The second method is to look at the cosmic microwave background (CMB). The tiny variations in the afterglow of the Big Bang, measured by a microwave-frequency telescope, provide information about how fast the universe was expanding in the first few hundred thousand years of its life. These variations truly are tiny—one part in ten thousand, in an afterglow that is only three degrees above absolute zero—but they still allow the expansion of the universe to be measured precisely.

The rate of expansion is expressed in a number called the Hubble constant, which tells how fast galaxies are moving away from us as a function of distance. And here’s the problem. Measurements of the CMB say the Hubble constant is 67.4+/-0.5 kilometers per second per megaparsec. (Don’t worry about the units; they aren’t important for this discussion.) This would mean that the universe is 13.8 billion years old, which is the number you usually see in print. But measurements of supernovae and nearer types of stars like Cepheids say that the Hubble constant is 73.3+/-0.8, and that the universe is only 12.7 billion years old. There’s some variation, of course; one particular method using red giant stars is smack in the middle, but the point is, the numbers don’t match.
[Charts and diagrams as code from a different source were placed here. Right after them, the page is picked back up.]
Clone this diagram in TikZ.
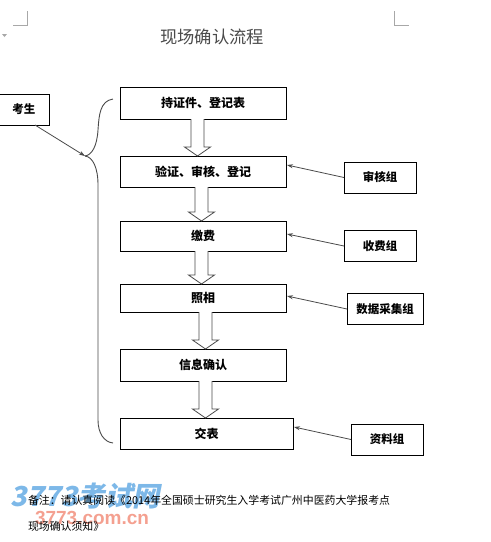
\documentclass[tikz,border=0pt]{standalone}
\usepackage{fontspec}
\usepackage{xcolor}
\setmainfont{Noto Sans CJK SC}
\newfontfamily\latinfont{Liberation Sans}
\usetikzlibrary{arrows.meta, positioning, calc}
\definecolor{markgray}{HTML}{A8A8A8}
\definecolor{linegray}{HTML}{4A4A4A}
\definecolor{markblue}{HTML}{7DB8E8}
\definecolor{marksalmon}{HTML}{F4A090}
\newcommand{\flowstep}[3]{%
  \draw[flowarrow] let \p1=(#2.south), \p2=(#3.north) in
    (#1-6.5,\y1) -- (#1-6.5,\y2+9pt) -- (#1-13,\y2+9pt) -- (#1,\y2)
    -- (#1+13,\y2+9pt) -- (#1+6.5,\y2+9pt) -- (#1+6.5,\y1);}

\begin{document}
\begin{tikzpicture}[
    x=1pt, y=-1pt,
    node distance=37pt,
    every node/.style={inner sep=0pt, outer sep=0pt},
    stepbox/.style={rectangle, draw=black, line width=0.9pt, fill=white,
                    minimum width=166pt, font=\fontsize{12}{14}\selectfont\bfseries},
    groupbox/.style={rectangle, draw=black, line width=0.9pt, fill=white,
                     minimum width=72pt, minimum height=31pt,
                     font=\fontsize{11.5}{14}\selectfont\bfseries},
    flowarrow/.style={draw=linegray, line width=0.8pt, fill=white},
    pointer/.style={-{Stealth[length=6pt,width=4pt]}, line width=0.8pt, color=linegray},
    brace/.style={line width=0.9pt, color=linegray},
    pagemark/.style={line width=0.7pt, color=markgray}
]
\useasboundingbox (0,0) rectangle (491,542);

\draw[pagemark] (27,11) -- (27,25) -- (13,25);
\draw[pagemark] (394,11) -- (394,25) -- (409,25);
\fill[markgray] (2,34) -- (7,34) -- (4.5,37) -- cycle;

\node (title) at (212,37) {\fontsize{17.3}{20}\selectfont\color{linegray}现场确认流程};

\node[stepbox, minimum height=32pt] (box1) at (203,103) {持证件、登记表};
\node[stepbox, minimum height=31pt, below=37pt of box1] (box2) {验证、审核、登记};
\node[stepbox, minimum height=30pt, below=34pt of box2] (box3) {缴费};
\node[stepbox, minimum height=28pt, below=33pt of box3] (box4) {照相};
\node[stepbox, minimum height=32pt, below=37pt of box4] (box5) {信息确认};
\node[stepbox, minimum height=31pt, minimum width=173pt, below=37pt of box5, xshift=3.5pt] (box6) {交表};

\flowstep{197.5}{box1}{box2}
\flowstep{201.5}{box2}{box3}
\flowstep{201.5}{box3}{box4}
\flowstep{205.5}{box4}{box5}
\flowstep{205.5}{box5}{box6}

\node[groupbox, right=58pt of box2, yshift=-6pt] (audit) {审核组};
\node[groupbox, right=58pt of box3, yshift=-10pt] (fee) {收费组};
\node[groupbox, minimum width=76pt, right=61pt of box4, yshift=-11pt] (data) {数据采集组};
\node[groupbox, right=58pt of box6, yshift=-6pt] (files) {资料组};
\node[groupbox, minimum width=50pt, anchor=north west] (student) at (-1,94) {考生};

\coordinate (tip) at (85,156);
\coordinate (bracetop) at (113,99);
\coordinate (bracebot) at (113,443);
\coordinate (studentout) at ($(student.south)+(11,0)$);

\draw[brace] (bracetop) .. controls (100,101) and (99,115) .. (98,130)
    .. controls (97,146) and (92,155) .. (tip);
\draw[brace] (tip) .. controls (93,157) and (98,168) .. (98,185)
    -- (98,420) .. controls (98,433) and (104,442) .. (bracebot);

\draw[pointer] (studentout) -- (tip);
\draw[pointer] (audit.west) -- ($(box2.north east)+(1,9)$);
\draw[pointer] (fee.west) -- ($(box3.north east)+(1,13)$);
\draw[pointer] (data.west) -- ($(box4.north east)+(1,12)$);
\draw[pointer] (files.west) -- ($(box6.north east)+(1,9)$);

\node[markblue, xslant=0.2, anchor=west] (markname) at (13,496)
    {\fontsize{27.5}{30}\selectfont\bfseries 3773考试网};
\node[marksalmon, anchor=west] (markurl) at (35,518)
    {\fontsize{19}{21}\selectfont\latinfont\bfseries 3773.com.cn};

\node[anchor=north west, align=left, font=\fontsize{10.9}{26}\selectfont] (note) at (28,495)
    {备注：请认真阅读《2014年全国硕士研究生入学考试广州中医药大学报考点\\现场确认须知》};

\end{tikzpicture}
\end{document}
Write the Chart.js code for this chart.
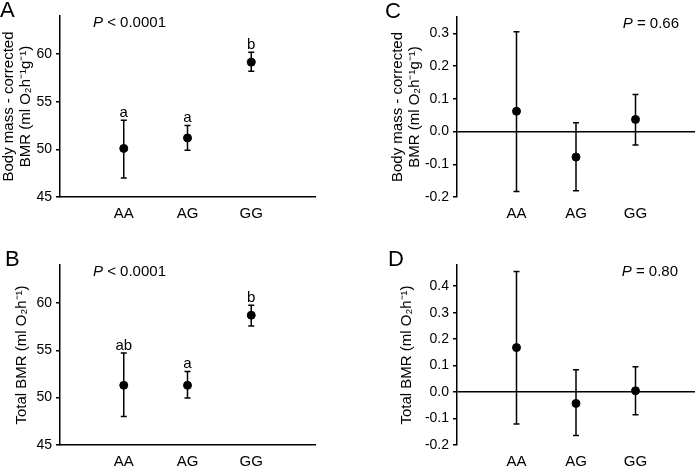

Now, we come to the new method. A team of cosmologists at Clemson University figured out a new way of measuring the expansion of the universe using gamma rays. The theory is that when very, very high-energy gamma rays produced by things like black holes in the early universe interact with starlight—not gas and dust, but other photons—they can turn into electron-positron pairs. This makes some of the gamma rays disappear, which means their sources appear dimmer than they should be, and if you compare observations of the brightness of these sources with theoretical models, you get an absolute measure of the time the gamma rays spent in transit. Match up this amount of time with the redshift, and you’re golden. Surprisingly, these models are accurate enough to give a pretty good measure of the expansion of the universe. So how do they measure up? They match the early-universe CMB data: 67.5.

This is especially interesting because in a way, this method measures the age of the universe directly instead of the expansion rate. Most methods of determining distances in the universe (and therefore its expansion) rely on “standard candles” like the Type Ia supernovae. But these only tell us the relative distances to similar types of objects. There are other methods—multiple image lensing, baryon acoustic oscillations, and megamaser orbits (yes, those are real words)—that do measure absolute distances because we can calculate them with trigonometry instead of just brightness, but there’s still a lot of variation in them that makes it hard to measure the Hubble constant precisely.

However, this gamma ray method is the first one I’ve seen that makes an absolute measure of time. Granted, it’s still described as a distance measure, but for light, it’s pretty much the same thing. Either way, this is a new absolute (not relative) distance measure, which (like baryon acoustic oscillations) agrees with the early universe data.

So, what’s going on? Which number is right? Well, on one hand, there is a loophole here that lets us say, “maybe both.” Note that earlier, I said we were measuring the expansion rate of the universe at a particular time (and interpreting it as a single number in the present). In the simplest models of the universe, that number shouldn’t be different when we look back at different times, but there are many ways that it could be. Cosmologists have plenty of ideas about dark energy that could make that happen.

On the other hand, if the higher number for the nearby universe is true, meaning a younger universe, we have a problem: some of the stars aren’t old enough. We have various ways of measuring the ages of stars, and they tell us that the oldest stars are about 13.2 billion years old. That works nicely if the universe is 13.8 billion years old, but not so much if it’s only 12.7 billion. That’s why I made a big deal about measuring absolute time. The gamma ray measurement is a measure of how much space-time the gamma rays actually had to pass through to reach us, and that measurement agrees with the older age of the universe. So, even if the Hubble constant does change over time, we can be a little more confident that we’ve nailed down the age of the universe correctly.

*And there are Creationists who cite them, even though the main alternative to the Big Bang theory is not creationism, but a steady-state model where the universe has always existed and was uncreated. But that’s another story.

**Pro tip: “The Big Bang Theory” with capital T’s refers to the TV show; the “Big Bang theory” with lowercase T’s refers to the scientific theory.

***Actually, this is an oversimplification. Type Ia supernovae vary quite a bit in brightness, but they are very tightly correlated between brightness and how long they take to fade away.